I have managed to not lose them for five consecutive English winters. Quite an achievement for me really as I am most definitely one for losing things.

So there you go. They are gone. I did call the bus company’s lost and found department but no body returned my call. I can not imagine I will see them again. In some ways that makes me sad as they did mean something. They were a gift from friends who knew how bitter an English winter can be and wanted to make sure my hands were never out in that kind of cold.

Although I would be lying if I did not say at this point that I am a little relieved. Why? I hear you ask. Well, I have come to really despise the greyness that signifies so much of winter in England. And after walking through five of them the prospect of a sixth is not one that warms my heart. Yes there are great things about winter and I have written of them here in detail. The weeks leading up to Christmas, the lights, the markets and the anticipation of snow. Crisp, cold, bright winter mornings where everything is covered is a fine frost. There is nothing like it and these are the memories I hope to recapture when I am old and grey sitting on a sunny porch back in Australia.

So if I believed in signs I guess I would want to believe that losing my black, leather gloves last week was the universe saying to me, in its secret language, that I will not be needing them again.

Listening to: Feeler, Pete Murray (over and over and over again)
Reading: Voyager, Diana Gabaldon

Monday, February 28, 2005

Snowflakes that fall on my nose and eyelashes...

Its been snowing across the UK for the last week or so and I have to confess I've loved it. I love the crispness of the landscape after it snows and the seeming stillness that pervades the air in the wake of a proper covering.

Last Friday I took my rather huge golf umbrella with me (suitably corporatised by my company's logo for I work in marketing now so this is one of the perks...). However, given the nature of this particular snow fall it was of absolutely no fecking use. The snow just seemed to swirl wildly around my lower limbs, clung to my coat with some of it even making up into my face. So I ditched the brolly pronto and tried to avoid inhaling rogue snowflakes.

This morning as I was leaving the house (late again as I stayed to watch what is fast becoming our favorite TV sitcom, Everybody Loves Raymond because Channel 4 are airing it at the positively absurd time of 8.00 am!) I was faced with a veritable snow storm! OK, it was not as bad as that but as I pondered out loud whether to take my brolly with me, Ian gave me one of those looks that implied I would be rather soft* to do so. So given it had only just started snowing and it looked fairly innocuous, I left without said brolly.

Needless to say that by the time I got to the bus stop the snow was falling faster and fatter and by the time the bus got to town I was too scared to get off it. It was like walking into one of those The Price is Right games where squealing housewives scrabble for the money that is fluttering around with copious amounts of polystyrene filler. I was covered in the stuff and although it looked amazing, as soon as I entered our overheated building it melted, as snow is want to do. I was not a happy bunny.

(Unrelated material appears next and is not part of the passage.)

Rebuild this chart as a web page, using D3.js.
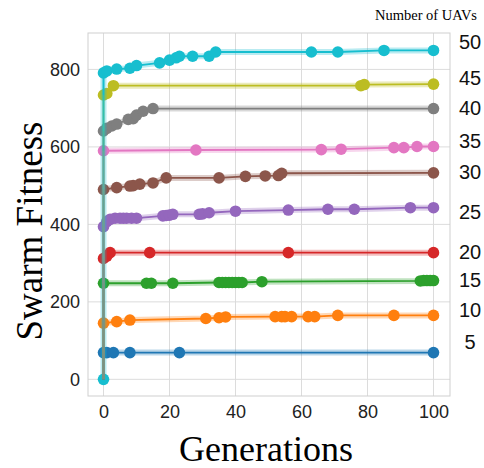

And now I have to now trek out into what looks like sleet to meet Ian and my mother in law for lunch right across town.

What was Julie Andrews thinking?!

Listening to: My Dancing Bollocks playlist courtesy of Tim the iPod.
Reading: Dragonfly in Amber, Diana Gabaldon (yes, again!)

*Soft being a Northern term for anyone who can not endure a winter without heating, or who someone who can not walk in Manchester's infamous mizzle sans umbrella or down 10 pints of bitter, 2 kebabs and a curry and get themselves home without getting arrested.